**** RECORDED DATA ****
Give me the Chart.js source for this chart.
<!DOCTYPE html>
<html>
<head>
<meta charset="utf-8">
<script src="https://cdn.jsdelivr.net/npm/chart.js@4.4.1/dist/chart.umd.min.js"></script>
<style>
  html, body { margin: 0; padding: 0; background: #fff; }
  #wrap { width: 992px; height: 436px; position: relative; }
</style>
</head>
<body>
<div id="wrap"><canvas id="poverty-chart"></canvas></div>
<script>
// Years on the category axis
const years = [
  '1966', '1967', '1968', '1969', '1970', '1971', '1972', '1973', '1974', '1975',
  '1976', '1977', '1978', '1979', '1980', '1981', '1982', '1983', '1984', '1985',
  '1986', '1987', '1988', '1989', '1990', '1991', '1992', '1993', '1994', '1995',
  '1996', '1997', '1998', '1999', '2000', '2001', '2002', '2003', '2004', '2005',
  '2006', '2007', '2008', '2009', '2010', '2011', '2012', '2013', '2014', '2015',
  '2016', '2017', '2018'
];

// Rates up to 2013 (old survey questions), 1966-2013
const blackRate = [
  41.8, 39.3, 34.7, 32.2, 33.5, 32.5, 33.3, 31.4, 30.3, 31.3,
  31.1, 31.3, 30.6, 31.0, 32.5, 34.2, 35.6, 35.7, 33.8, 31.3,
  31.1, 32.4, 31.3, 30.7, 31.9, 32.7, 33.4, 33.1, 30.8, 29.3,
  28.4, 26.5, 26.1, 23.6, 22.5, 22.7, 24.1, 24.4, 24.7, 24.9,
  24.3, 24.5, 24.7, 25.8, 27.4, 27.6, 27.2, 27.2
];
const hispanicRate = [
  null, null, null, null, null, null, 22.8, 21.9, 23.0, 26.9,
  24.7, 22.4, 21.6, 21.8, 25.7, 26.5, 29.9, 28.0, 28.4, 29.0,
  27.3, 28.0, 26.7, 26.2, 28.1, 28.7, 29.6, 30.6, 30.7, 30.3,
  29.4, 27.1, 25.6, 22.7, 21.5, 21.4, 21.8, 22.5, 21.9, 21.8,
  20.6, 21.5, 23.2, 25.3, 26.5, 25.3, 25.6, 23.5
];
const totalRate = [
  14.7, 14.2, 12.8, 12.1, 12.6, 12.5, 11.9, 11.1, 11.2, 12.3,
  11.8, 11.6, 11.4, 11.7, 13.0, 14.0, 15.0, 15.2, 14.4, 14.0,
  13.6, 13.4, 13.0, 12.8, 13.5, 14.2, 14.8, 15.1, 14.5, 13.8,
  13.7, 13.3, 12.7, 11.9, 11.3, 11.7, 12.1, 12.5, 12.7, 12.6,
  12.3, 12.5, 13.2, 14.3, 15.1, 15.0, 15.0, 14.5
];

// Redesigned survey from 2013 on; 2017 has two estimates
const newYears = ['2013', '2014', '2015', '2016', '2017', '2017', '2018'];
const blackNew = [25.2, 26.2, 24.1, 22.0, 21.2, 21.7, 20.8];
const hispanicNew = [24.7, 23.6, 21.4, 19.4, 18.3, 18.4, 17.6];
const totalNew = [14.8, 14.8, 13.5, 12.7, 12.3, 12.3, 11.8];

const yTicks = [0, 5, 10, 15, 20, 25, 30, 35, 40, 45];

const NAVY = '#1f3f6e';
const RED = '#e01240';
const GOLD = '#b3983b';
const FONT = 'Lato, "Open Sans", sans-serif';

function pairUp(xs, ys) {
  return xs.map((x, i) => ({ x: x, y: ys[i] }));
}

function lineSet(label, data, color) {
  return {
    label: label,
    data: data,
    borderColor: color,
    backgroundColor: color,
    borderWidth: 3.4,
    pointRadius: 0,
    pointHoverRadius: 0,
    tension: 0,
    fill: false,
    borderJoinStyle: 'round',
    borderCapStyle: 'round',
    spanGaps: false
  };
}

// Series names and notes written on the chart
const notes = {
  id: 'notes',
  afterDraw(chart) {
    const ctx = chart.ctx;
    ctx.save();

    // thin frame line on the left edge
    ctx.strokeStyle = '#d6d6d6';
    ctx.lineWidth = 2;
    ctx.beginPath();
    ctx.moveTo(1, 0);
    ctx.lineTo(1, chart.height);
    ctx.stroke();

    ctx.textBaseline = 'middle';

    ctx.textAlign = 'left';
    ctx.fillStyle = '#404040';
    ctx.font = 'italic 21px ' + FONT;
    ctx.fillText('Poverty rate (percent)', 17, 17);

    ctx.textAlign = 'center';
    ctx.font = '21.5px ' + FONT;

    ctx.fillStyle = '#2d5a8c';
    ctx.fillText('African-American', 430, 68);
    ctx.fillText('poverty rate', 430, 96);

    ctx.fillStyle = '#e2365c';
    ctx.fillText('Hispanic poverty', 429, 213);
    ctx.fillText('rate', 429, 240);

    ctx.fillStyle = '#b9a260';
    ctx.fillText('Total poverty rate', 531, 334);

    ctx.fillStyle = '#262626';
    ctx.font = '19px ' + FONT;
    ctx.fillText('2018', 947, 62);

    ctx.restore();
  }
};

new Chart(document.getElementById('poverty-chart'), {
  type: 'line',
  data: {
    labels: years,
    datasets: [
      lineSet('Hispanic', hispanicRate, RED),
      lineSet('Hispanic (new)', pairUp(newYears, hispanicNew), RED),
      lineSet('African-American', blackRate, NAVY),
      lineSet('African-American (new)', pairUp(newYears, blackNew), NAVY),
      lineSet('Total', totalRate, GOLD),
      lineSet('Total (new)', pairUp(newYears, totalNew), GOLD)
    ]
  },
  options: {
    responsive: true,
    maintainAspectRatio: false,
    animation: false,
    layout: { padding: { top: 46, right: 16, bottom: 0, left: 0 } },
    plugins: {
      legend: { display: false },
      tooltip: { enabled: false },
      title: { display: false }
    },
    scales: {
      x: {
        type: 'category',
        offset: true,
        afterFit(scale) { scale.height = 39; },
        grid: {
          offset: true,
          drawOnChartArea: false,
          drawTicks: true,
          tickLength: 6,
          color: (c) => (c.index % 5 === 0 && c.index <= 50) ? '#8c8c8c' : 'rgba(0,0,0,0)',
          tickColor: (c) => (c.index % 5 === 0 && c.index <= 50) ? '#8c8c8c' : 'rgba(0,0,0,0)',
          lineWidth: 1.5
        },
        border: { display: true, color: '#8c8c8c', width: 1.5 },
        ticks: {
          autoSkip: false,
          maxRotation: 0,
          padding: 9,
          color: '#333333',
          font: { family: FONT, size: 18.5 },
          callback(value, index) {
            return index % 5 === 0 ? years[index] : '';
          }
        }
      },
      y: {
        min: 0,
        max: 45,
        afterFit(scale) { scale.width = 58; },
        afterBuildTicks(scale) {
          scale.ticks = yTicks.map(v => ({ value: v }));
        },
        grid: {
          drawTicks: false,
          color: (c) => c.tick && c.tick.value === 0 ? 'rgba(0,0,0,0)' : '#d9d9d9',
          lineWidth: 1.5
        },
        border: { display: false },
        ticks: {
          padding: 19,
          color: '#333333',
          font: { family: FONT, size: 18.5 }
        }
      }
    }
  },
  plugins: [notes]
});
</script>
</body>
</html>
****
▶ _EXERCISE DETAILS_
Write out the entire listing exactly.

▶ _THE RESULT_
Give me the Chart.js source for this chart.
<!DOCTYPE html>
<html>
<head>
<meta charset="utf-8">
<script src="https://cdn.jsdelivr.net/npm/chart.js@4.4.1/dist/chart.umd.min.js"></script>
<style>
  html, body { margin: 0; padding: 0; background: #fff; }
  #wrap { width: 992px; height: 436px; position: relative; }
</style>
</head>
<body>
<div id="wrap"><canvas id="poverty-chart"></canvas></div>
<script>
// Years on the category axis
const years = [
  '1966', '1967', '1968', '1969', '1970', '1971', '1972', '1973', '1974', '1975',
  '1976', '1977', '1978', '1979', '1980', '1981', '1982', '1983', '1984', '1985',
  '1986', '1987', '1988', '1989', '1990', '1991', '1992', '1993', '1994', '1995',
  '1996', '1997', '1998', '1999', '2000', '2001', '2002', '2003', '2004', '2005',
  '2006', '2007', '2008', '2009', '2010', '2011', '2012', '2013', '2014', '2015',
  '2016', '2017', '2018'
];

// Rates up to 2013 (old survey questions), 1966-2013
const blackRate = [
  41.8, 39.3, 34.7, 32.2, 33.5, 32.5, 33.3, 31.4, 30.3, 31.3,
  31.1, 31.3, 30.6, 31.0, 32.5, 34.2, 35.6, 35.7, 33.8, 31.3,
  31.1, 32.4, 31.3, 30.7, 31.9, 32.7, 33.4, 33.1, 30.8, 29.3,
  28.4, 26.5, 26.1, 23.6, 22.5, 22.7, 24.1, 24.4, 24.7, 24.9,
  24.3, 24.5, 24.7, 25.8, 27.4, 27.6, 27.2, 27.2
];
const hispanicRate = [
  null, null, null, null, null, null, 22.8, 21.9, 23.0, 26.9,
  24.7, 22.4, 21.6, 21.8, 25.7, 26.5, 29.9, 28.0, 28.4, 29.0,
  27.3, 28.0, 26.7, 26.2, 28.1, 28.7, 29.6, 30.6, 30.7, 30.3,
  29.4, 27.1, 25.6, 22.7, 21.5, 21.4, 21.8, 22.5, 21.9, 21.8,
  20.6, 21.5, 23.2, 25.3, 26.5, 25.3, 25.6, 23.5
];
const totalRate = [
  14.7, 14.2, 12.8, 12.1, 12.6, 12.5, 11.9, 11.1, 11.2, 12.3,
  11.8, 11.6, 11.4, 11.7, 13.0, 14.0, 15.0, 15.2, 14.4, 14.0,
  13.6, 13.4, 13.0, 12.8, 13.5, 14.2, 14.8, 15.1, 14.5, 13.8,
  13.7, 13.3, 12.7, 11.9, 11.3, 11.7, 12.1, 12.5, 12.7, 12.6,
  12.3, 12.5, 13.2, 14.3, 15.1, 15.0, 15.0, 14.5
];

// Redesigned survey from 2013 on; 2017 has two estimates
const newYears = ['2013', '2014', '2015', '2016', '2017', '2017', '2018'];
const blackNew = [25.2, 26.2, 24.1, 22.0, 21.2, 21.7, 20.8];
const hispanicNew = [24.7, 23.6, 21.4, 19.4, 18.3, 18.4, 17.6];
const totalNew = [14.8, 14.8, 13.5, 12.7, 12.3, 12.3, 11.8];

const yTicks = [0, 5, 10, 15, 20, 25, 30, 35, 40, 45];

const NAVY = '#1f3f6e';
const RED = '#e01240';
const GOLD = '#b3983b';
const FONT = 'Lato, "Open Sans", sans-serif';

function pairUp(xs, ys) {
  return xs.map((x, i) => ({ x: x, y: ys[i] }));
}

function lineSet(label, data, color) {
  return {
    label: label,
    data: data,
    borderColor: color,
    backgroundColor: color,
    borderWidth: 3.4,
    pointRadius: 0,
    pointHoverRadius: 0,
    tension: 0,
    fill: false,
    borderJoinStyle: 'round',
    borderCapStyle: 'round',
    spanGaps: false
  };
}

// Series names and notes written on the chart
const notes = {
  id: 'notes',
  afterDraw(chart) {
    const ctx = chart.ctx;
    ctx.save();

    // thin frame line on the left edge
    ctx.strokeStyle = '#d6d6d6';
    ctx.lineWidth = 2;
    ctx.beginPath();
    ctx.moveTo(1, 0);
    ctx.lineTo(1, chart.height);
    ctx.stroke();

    ctx.textBaseline = 'middle';

    ctx.textAlign = 'left';
    ctx.fillStyle = '#404040';
    ctx.font = 'italic 21px ' + FONT;
    ctx.fillText('Poverty rate (percent)', 17, 17);

    ctx.textAlign = 'center';
    ctx.font = '21.5px ' + FONT;

    ctx.fillStyle = '#2d5a8c';
    ctx.fillText('African-American', 430, 68);
    ctx.fillText('poverty rate', 430, 96);

    ctx.fillStyle = '#e2365c';
    ctx.fillText('Hispanic poverty', 429, 213);
    ctx.fillText('rate', 429, 240);

    ctx.fillStyle = '#b9a260';
    ctx.fillText('Total poverty rate', 531, 334);

    ctx.fillStyle = '#262626';
    ctx.font = '19px ' + FONT;
    ctx.fillText('2018', 947, 62);

    ctx.restore();
  }
};

new Chart(document.getElementById('poverty-chart'), {
  type: 'line',
  data: {
    labels: years,
    datasets: [
      lineSet('Hispanic', hispanicRate, RED),
      lineSet('Hispanic (new)', pairUp(newYears, hispanicNew), RED),
      lineSet('African-American', blackRate, NAVY),
      lineSet('African-American (new)', pairUp(newYears, blackNew), NAVY),
      lineSet('Total', totalRate, GOLD),
      lineSet('Total (new)', pairUp(newYears, totalNew), GOLD)
    ]
  },
  options: {
    responsive: true,
    maintainAspectRatio: false,
    animation: false,
    layout: { padding: { top: 46, right: 16, bottom: 0, left: 0 } },
    plugins: {
      legend: { display: false },
      tooltip: { enabled: false },
      title: { display: false }
    },
    scales: {
      x: {
        type: 'category',
        offset: true,
        afterFit(scale) { scale.height = 39; },
        grid: {
          offset: true,
          drawOnChartArea: false,
          drawTicks: true,
          tickLength: 6,
          color: (c) => (c.index % 5 === 0 && c.index <= 50) ? '#8c8c8c' : 'rgba(0,0,0,0)',
          tickColor: (c) => (c.index % 5 === 0 && c.index <= 50) ? '#8c8c8c' : 'rgba(0,0,0,0)',
          lineWidth: 1.5
        },
        border: { display: true, color: '#8c8c8c', width: 1.5 },
        ticks: {
          autoSkip: false,
          maxRotation: 0,
          padding: 9,
          color: '#333333',
          font: { family: FONT, size: 18.5 },
          callback(value, index) {
            return index % 5 === 0 ? years[index] : '';
          }
        }
      },
      y: {
        min: 0,
        max: 45,
        afterFit(scale) { scale.width = 58; },
        afterBuildTicks(scale) {
          scale.ticks = yTicks.map(v => ({ value: v }));
        },
        grid: {
          drawTicks: false,
          color: (c) => c.tick && c.tick.value === 0 ? 'rgba(0,0,0,0)' : '#d9d9d9',
          lineWidth: 1.5
        },
        border: { display: false },
        ticks: {
          padding: 19,
          color: '#333333',
          font: { family: FONT, size: 18.5 }
        }
      }
    }
  },
  plugins: [notes]
});
</script>
</body>
</html>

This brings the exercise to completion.